- Education: University of Oregon (BA) Chiang Mai University
- Website: austinbushphotography.com

= Austin Bush =

American writer and photographer

Austin Bush is an American writer and photographer, based in Lisbon. Formerly based in Bangkok, Bush lived in Thailand for over 20 years and has been published in National Geographic, the BBC, Lucky Peach, and Lonely Planet.

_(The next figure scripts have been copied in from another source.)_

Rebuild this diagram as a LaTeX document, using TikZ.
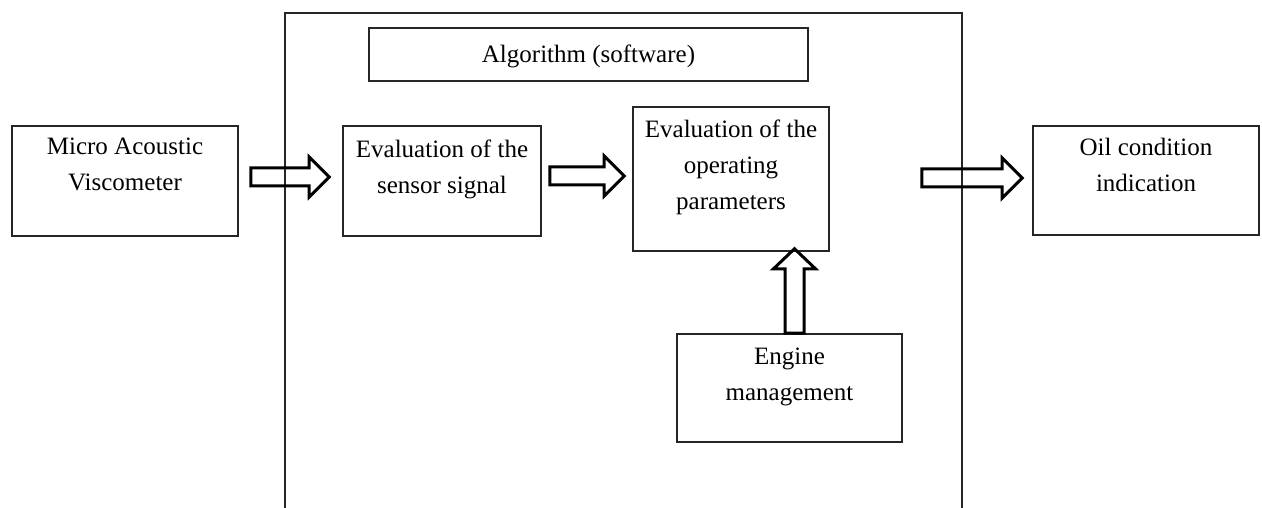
\documentclass[tikz,border=0pt]{standalone}
\usepackage{fontspec}
\setmainfont{Liberation Serif}
\usetikzlibrary{calc}
\tikzset{
  box/.style={draw=black!85, line width=1.6pt, inner sep=0pt},
  txt/.style={anchor=north, inner sep=0pt, align=center, font=\fontsize{25}{36}\selectfont},
  blockarr/.style={draw=black, line width=3pt, line join=miter},
  frame/.style={draw=black!85, line width=1.8pt}
}
\newcommand{\rightblock}[2]{%
  \draw[blockarr] ($(#1)+(0,-9)$) -- ($(#2)+(-20,-9)$) -- ($(#2)+(-20,-20)$) -- (#2)
    -- ($(#2)+(-20,20)$) -- ($(#2)+(-20,9)$) -- ($(#1)+(0,9)$) -- cycle;}
\newcommand{\upblock}[2]{%
  \draw[blockarr] ($(#1)+(-9.5,0)$) -- ($(#2)+(-9.5,20)$) -- ($(#2)+(-21,20)$) -- (#2)
    -- ($(#2)+(21,20)$) -- ($(#2)+(9.5,20)$) -- ($(#1)+(9.5,0)$) -- cycle;}
\begin{document}
\begin{tikzpicture}[x=1pt,y=-1pt]
\useasboundingbox (0,0) rectangle (1262,508);
% outer frame (open at the bottom)
\coordinate (fbl) at (285,508);
\coordinate (ftl) at (285,13);
\coordinate (ftr) at (962,13);
\coordinate (fbr) at (962,508);
\draw[frame] (fbl) -- (ftl) -- (ftr) -- (fbr);
% boxes
\node[box, minimum width=226pt, minimum height=110pt] (micro) at (125,181) {};
\node[box, minimum width=439pt, minimum height=53pt] (algo) at (588.5,54.5) {};
\node[box, minimum width=198pt, minimum height=110pt] (sensor) at (442,181) {};
\node[box, minimum width=196pt, minimum height=144pt] (oper) at (731,179) {};
\node[box, minimum width=226pt, minimum height=109pt] (oil) at (1146,180.5) {};
\node[box, minimum width=225pt, minimum height=108pt] (engine) at (789.5,388) {};
% texts
\node[txt] (tmicro) at (125,138) {Micro Acoustic\\Viscometer};
\node[txt] (talgo) at (588.5,45) {Algorithm (software)};
\node[txt] (tsensor) at (442,140) {Evaluation of the\\sensor signal};
\node[txt] (toper) at (731,120) {Evaluation of the\\operating\\parameters};
\node[txt] (toil) at (1146,138) {Oil condition\\indication};
\node[txt] (tengine) at (789.5,348) {Engine\\management};
% block arrows
\coordinate (a1s) at ($(micro.east)+(12,-4)$);
\coordinate (a1e) at ($(sensor.west)+(-13,-4)$);
\rightblock{a1s}{a1e}
\coordinate (a2s) at ($(sensor.east)+(8,-5)$);
\coordinate (a2e) at ($(oper.west)+(-8,-3)$);
\rightblock{a2s}{a2e}
\coordinate (a3s) at ($(oper.east)+(92,-1)$);
\coordinate (a3e) at ($(oil.west)+(-10,-2.5)$);
\rightblock{a3s}{a3e}
\coordinate (a4s) at ($(engine.north)+(5,0)$);
\coordinate (a4e) at ($(oper.south)+(63.5,-3)$);
\upblock{a4s}{a4e}
\end{tikzpicture}
\end{document}
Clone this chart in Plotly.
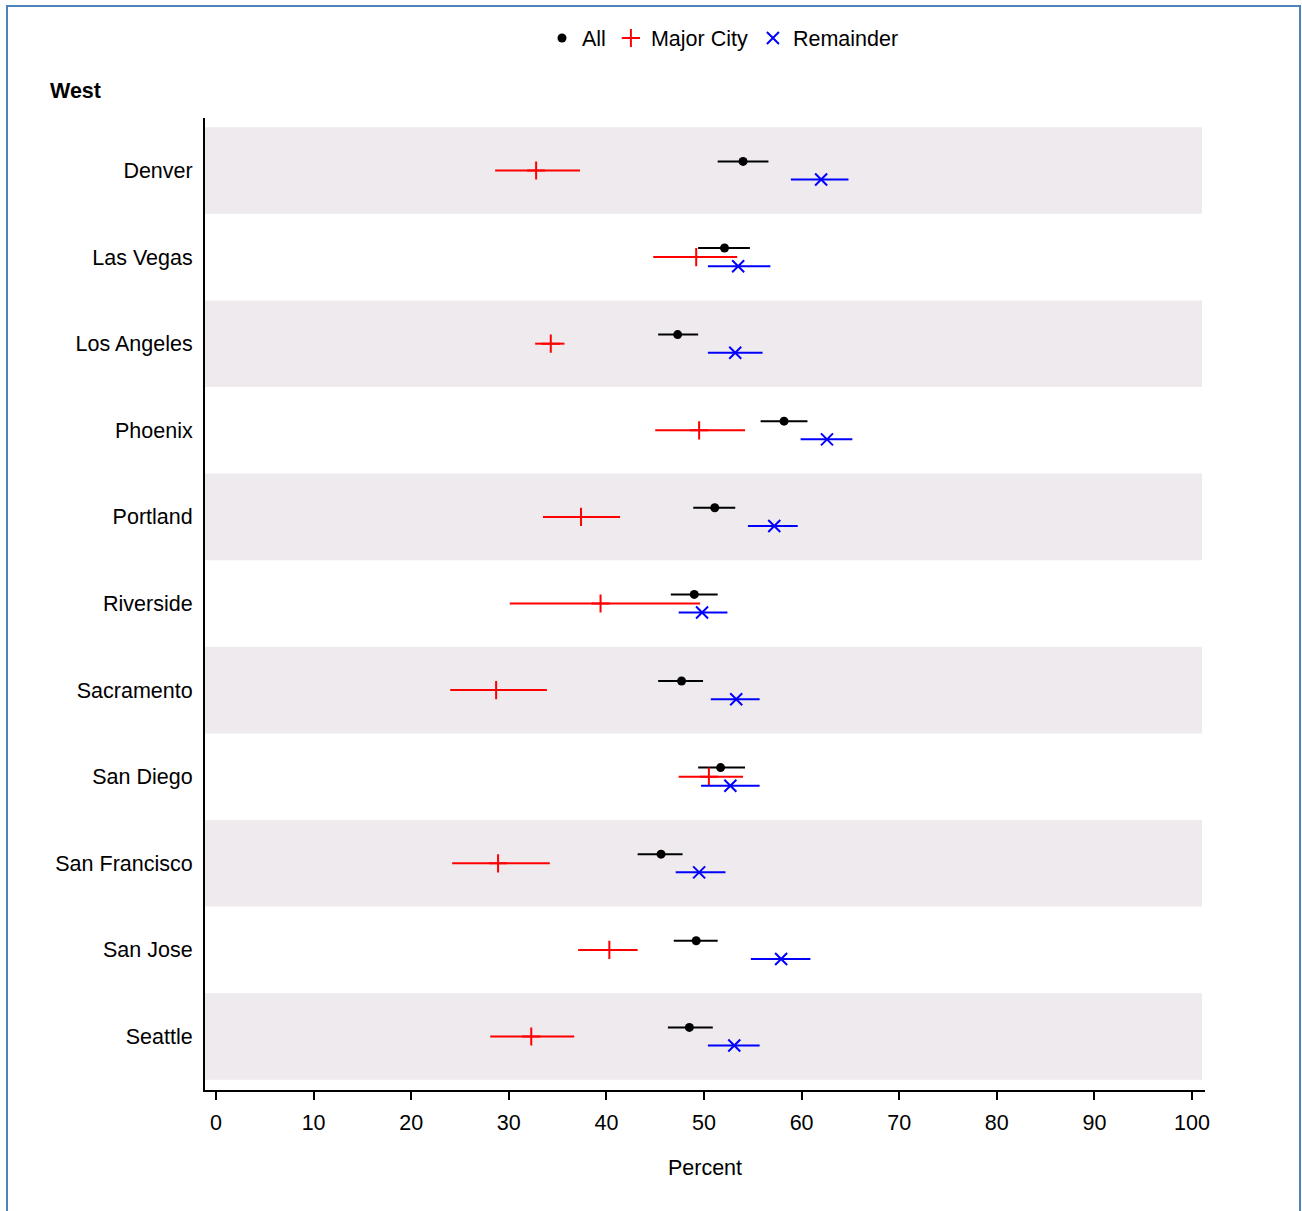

== Early life and education ==
Bush studied the Thai language at and graduated from the University of Oregon with a degree in linguistics in 1999. He subsequently received a scholarship to study Thai at Chiang Mai University.

== Career ==
Bush has extensively documented regional Thai culinary culture, with a focus on the country's Northern and Southern cuisine. He published The Food of Northern Thailand in 2018. The Food of Northern Thailand was a 2019 James Beard Foundation Book Awards finalist and shortlisted for the 2019 Art of Eating Prize. Bush published The Food of Southern Thailand in 2024, the first English language cookbook on Southern Thai cuisine. The book additionally focuses on the farmers and fishers that produce the region's ingredients, including stink beans, palm sugar, and coconuts.

Bush and photographer Christopher Wise created Fantastic Food Search in 2019, an interactive series of food maps for Southeast Asian cities.

Bush has collaborated with chef Andy Ricker to photograph his Pok Pok books: Pok Pok, The Drinking Food of Thailand and Pok Pok Noodles.